===== DATASET EXCERPT =====

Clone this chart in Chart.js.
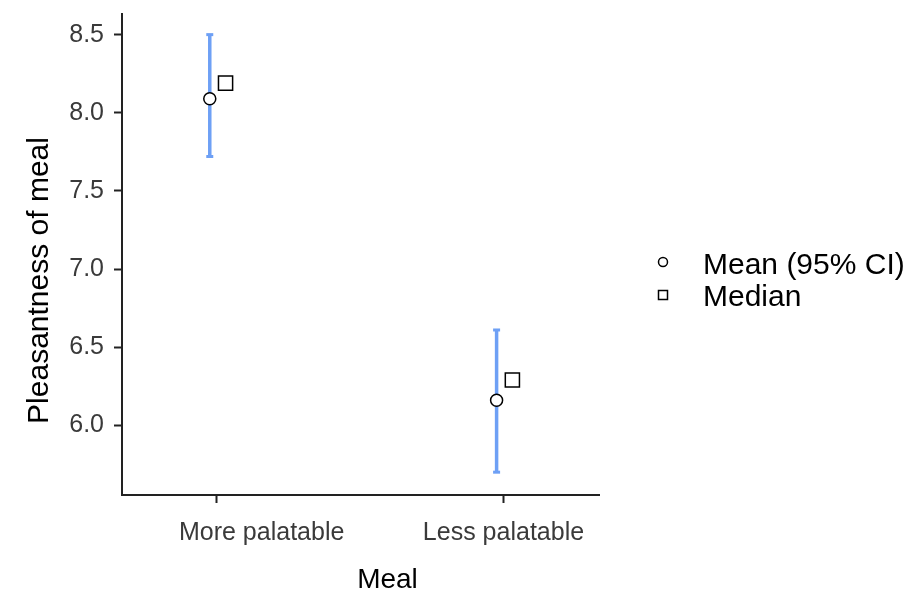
<!DOCTYPE html>
<html><head><meta charset="utf-8">
<script src="https://cdn.jsdelivr.net/npm/chart.js@4/dist/chart.umd.min.js"></script>
<style>html,body{margin:0;padding:0;background:#fff;}#wrap{width:914px;height:592px;position:relative;}</style>
</head><body><div id="wrap"><canvas id="c"></canvas></div>
<script>
const categories = ['More palatable', 'Less palatable'];
const means = [8.09, 6.16];
const ciLower = [7.72, 5.70];
const ciUpper = [8.50, 6.61];
const medians = [8.19, 6.29];
const yTicks = [6.0, 6.5, 7.0, 7.5, 8.0, 8.5];
const legendLabels = ['Mean (95% CI)', 'Median'];
const xTitle = 'Meal';
const yTitle = 'Pleasantness of meal';

const MEAN_DODGE = -0.024, MEDIAN_DODGE = 0.031;
const X_LABEL_SHIFT = [45, 0];
const FONT = '"Liberation Sans", Arial, sans-serif';
const BAR_COLOR = '#6ea0f5';
const TICK_COLOR = '#3a3a3a';

const errorData = [];
categories.forEach((c, i) => {
  const x = i + 1 + MEAN_DODGE;
  errorData.push({x, y: ciLower[i]}, {x, y: ciUpper[i]}, {x, y: null});
});
const meanData = categories.map((c, i) => ({x: i + 1 + MEAN_DODGE, y: means[i]}));
const medianData = categories.map((c, i) => ({x: i + 1 + MEDIAN_DODGE, y: medians[i]}));

const annot = {
  id: 'annot',
  afterDraw(chart) {
    const {ctx, chartArea: a} = chart;
    const xs = chart.scales.x;
    ctx.save();
    // category labels
    ctx.fillStyle = TICK_COLOR;
    ctx.textBaseline = 'alphabetic';
    ctx.textAlign = 'center';
    ctx.font = `25px ${FONT}`;
    categories.forEach((c, i) => ctx.fillText(c, xs.getPixelForValue(i + 1) + X_LABEL_SHIFT[i], 540));
    // axis titles
    ctx.fillStyle = '#000';
    ctx.font = `28px ${FONT}`;
    ctx.fillText(xTitle, (a.left + a.right) / 2 + 27, 588);
    ctx.save();
    ctx.translate(48, (a.top + a.bottom) / 2 + 26);
    ctx.rotate(-Math.PI / 2);
    ctx.font = `30px ${FONT}`;
    ctx.fillText(yTitle, 0, 0);
    ctx.restore();
    // legend
    const lx = a.right + 64, tx = a.right + 104;
    const rowY = [262, 295], baseY = [274, 306];
    ctx.lineWidth = 1.5;
    ctx.strokeStyle = '#000';
    ctx.fillStyle = '#fff';
    ctx.beginPath(); ctx.arc(lx, rowY[0], 4.5, 0, Math.PI * 2); ctx.fill(); ctx.stroke();
    ctx.beginPath(); ctx.rect(lx - 4.5, rowY[1] - 4.5, 9, 9); ctx.fill(); ctx.stroke();
    ctx.fillStyle = '#000';
    ctx.textAlign = 'left';
    ctx.font = `30px ${FONT}`;
    legendLabels.forEach((t, i) => ctx.fillText(t, tx, baseY[i]));
    ctx.restore();
  }
};

new Chart(document.getElementById('c'), {
  type: 'scatter',
  data: {
    datasets: [
      {label: legendLabels[0], data: meanData, order: 0, pointStyle: 'circle', pointRadius: 6, pointHoverRadius: 6,
       backgroundColor: '#fff', borderColor: '#000', borderWidth: 1.5, showLine: false},
      {label: legendLabels[1], data: medianData, order: 1, pointStyle: 'rect', pointRadius: 10, pointHoverRadius: 10,
       backgroundColor: '#fff', borderColor: '#000', borderWidth: 1.5, showLine: false},
      {label: 'CI', data: errorData, order: 2, showLine: true, spanGaps: false, borderColor: BAR_COLOR, borderWidth: 3.5,
       pointStyle: 'line', pointRadius: 3.5, pointHoverRadius: 3.5, pointBorderColor: BAR_COLOR, pointBorderWidth: 3}
    ]
  },
  plugins: [annot],
  options: {
    responsive: true, maintainAspectRatio: false, animation: false,
    layout: {padding: {top: 14, right: 315, bottom: 0, left: 0}},
    plugins: {legend: {display: false}, tooltip: {enabled: false}},
    scales: {
      x: {
        type: 'linear', min: 0.67, max: 2.333,
        afterBuildTicks: s => { s.ticks = categories.map((c, i) => ({value: i + 1})); },
        afterFit: s => { s.height = 97; s.paddingLeft = 0; s.paddingRight = 0; },
        ticks: {display: false, includeBounds: false},
        grid: {drawOnChartArea: false, tickLength: 8, tickWidth: 2, tickColor: '#222'},
        border: {color: '#222', width: 2}
      },
      y: {
        type: 'linear', min: 5.554, max: 8.632,
        afterBuildTicks: s => { s.ticks = yTicks.map(v => ({value: v})); },
        afterFit: s => { s.width = 122; s.paddingTop = 0; s.paddingBottom = 0; },
        ticks: {callback: v => Number(v).toFixed(1), font: {size: 25, family: FONT}, color: TICK_COLOR, padding: 10, includeBounds: false},
        grid: {drawOnChartArea: false, tickLength: 8, tickWidth: 2, tickColor: '#222'},
        border: {color: '#222', width: 2}
      }
    }
  }
});
</script></body></html>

=====

Repeat only the lines between the start of the data and the line with "const medianData = categories.map((c, i)", including those two lines, and skip the pictures.

Clone this chart in Chart.js.
<!DOCTYPE html>
<html><head><meta charset="utf-8">
<script src="https://cdn.jsdelivr.net/npm/chart.js@4/dist/chart.umd.min.js"></script>
<style>html,body{margin:0;padding:0;background:#fff;}#wrap{width:914px;height:592px;position:relative;}</style>
</head><body><div id="wrap"><canvas id="c"></canvas></div>
<script>
const categories = ['More palatable', 'Less palatable'];
const means = [8.09, 6.16];
const ciLower = [7.72, 5.70];
const ciUpper = [8.50, 6.61];
const medians = [8.19, 6.29];
const yTicks = [6.0, 6.5, 7.0, 7.5, 8.0, 8.5];
const legendLabels = ['Mean (95% CI)', 'Median'];
const xTitle = 'Meal';
const yTitle = 'Pleasantness of meal';

const MEAN_DODGE = -0.024, MEDIAN_DODGE = 0.031;
const X_LABEL_SHIFT = [45, 0];
const FONT = '"Liberation Sans", Arial, sans-serif';
const BAR_COLOR = '#6ea0f5';
const TICK_COLOR = '#3a3a3a';

const errorData = [];
categories.forEach((c, i) => {
  const x = i + 1 + MEAN_DODGE;
  errorData.push({x, y: ciLower[i]}, {x, y: ciUpper[i]}, {x, y: null});
});
const meanData = categories.map((c, i) => ({x: i + 1 + MEAN_DODGE, y: means[i]}));
const medianData = categories.map((c, i) => ({x: i + 1 + MEDIAN_DODGE, y: medians[i]}));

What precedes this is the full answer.